Nella mostra tutto questo è documentato da una rappresentazione fisica in tre momenti. All’inizio un masso che incombe, il male che sovrasta l’esperienza umana e sembra non offrire via di scampo. Quel masso, lungo il percorso diventa un altare. Come disse Paul Caudel, non è una spiegazione che può salvare, ma una Presenza. In Cristo, il giusto sofferente, morto e risorto, si chiarisce il mistero dell’uomo e il problema del male. Al termine, quando il visitatore è invitato a guardare le esperienze umane in cui ciò è accaduto, c’è sempre il masso che incombe, ma è più in alto, è sorretto da una croce.
Nell’incontro dedicato a Giobbe, don Juliàn Carròn ha raccontato un’esperienza vissuta da insegnante. Uno studente era molto arrabbiato perché un compagno aveva avuto un incidente stradale.
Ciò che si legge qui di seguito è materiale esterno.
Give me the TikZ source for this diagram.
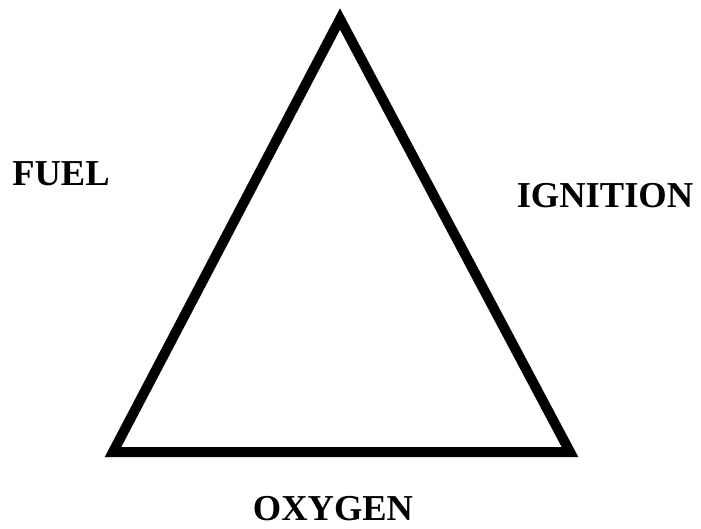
\documentclass[tikz,border=0pt]{standalone}
\usepackage{fontspec}
\setmainfont{Liberation Serif}
\begin{document}
\begin{tikzpicture}[x=1pt,y=-1pt,
  lbl/.style={font=\bfseries\fontsize{36.5}{40}\selectfont, inner sep=0pt, anchor=base},
  edge/.style={line width=10pt, line join=miter, draw=black}]
\useasboundingbox[fill=white] (0,0) rectangle (701,528);
\coordinate (A) at (340,19);
\coordinate (B) at (113,452);
\coordinate (C) at (570,452);
\draw[edge] (A) -- (B) -- (C) -- cycle;
\node[lbl] (fuel) at (61,185) {FUEL};
\node[lbl] (ign) at (605,207) {IGNITION};
\node[lbl] (oxy) at (333,520) {OXYGEN};
\end{tikzpicture}
\end{document}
Gli chiede il sacerdote: “Se uno sconosciuto per strada ti dà una sberla, tu come reagisci?”. “Gliene restituisco due”. “E se invece, tornando a casa, la sberla la ricevi da tua madre?”. “Le chiederei perché”, fu la risposta. “E’ l’esperienza della convivenza con la madre, l’esperienza vissuta del suo bene, che ti consente di reagire chiedendo il perché. Solo avendo alla spalle una storia di rapporto con Dio, possiamo guardare tutto, anche il male, con la presenza di Dio negli occhi, senza fuggire o senza soccombere alla recriminazione”.
C’è uno spartiacque nella storia. La peste nel Medioevo aveva mietuto più vittime del terremoto di Lisbona, sessantamila morti. Ma nessuno aveva mai messo in discussione la giustizia di Dio. Solo in epoca moderna, il pensiero ha ceduto al sospetto su Dio, non lo ha più considerato un compagno ma un colpevole. E se a volte rimane il grido, con Kafka nel Processo, arriva a cancellare perfino la domanda.
Il filosofo Salvatore Natoli ha aggiunto un altro elemento alla riflessione. Perché Dio non è intervenuto ad Auschwitz per impedire il male? Perché si era di fronte ad un dolore non inflitto dalla natura (malattie, catastrofi) ma dall’uomo. Dio non può intervenire a impedire il male inflitto dagli uomini. “Lo scandalo del male – chiosa infine Carròn – è lo scandalo della libertà. Dio rispetta la libertà dell’uomo”.
Aveva ragione Josè Luis Borges: “Se esiste al mondo un libro che merita la parola sublime, credo che sia il libro di Giobbe”.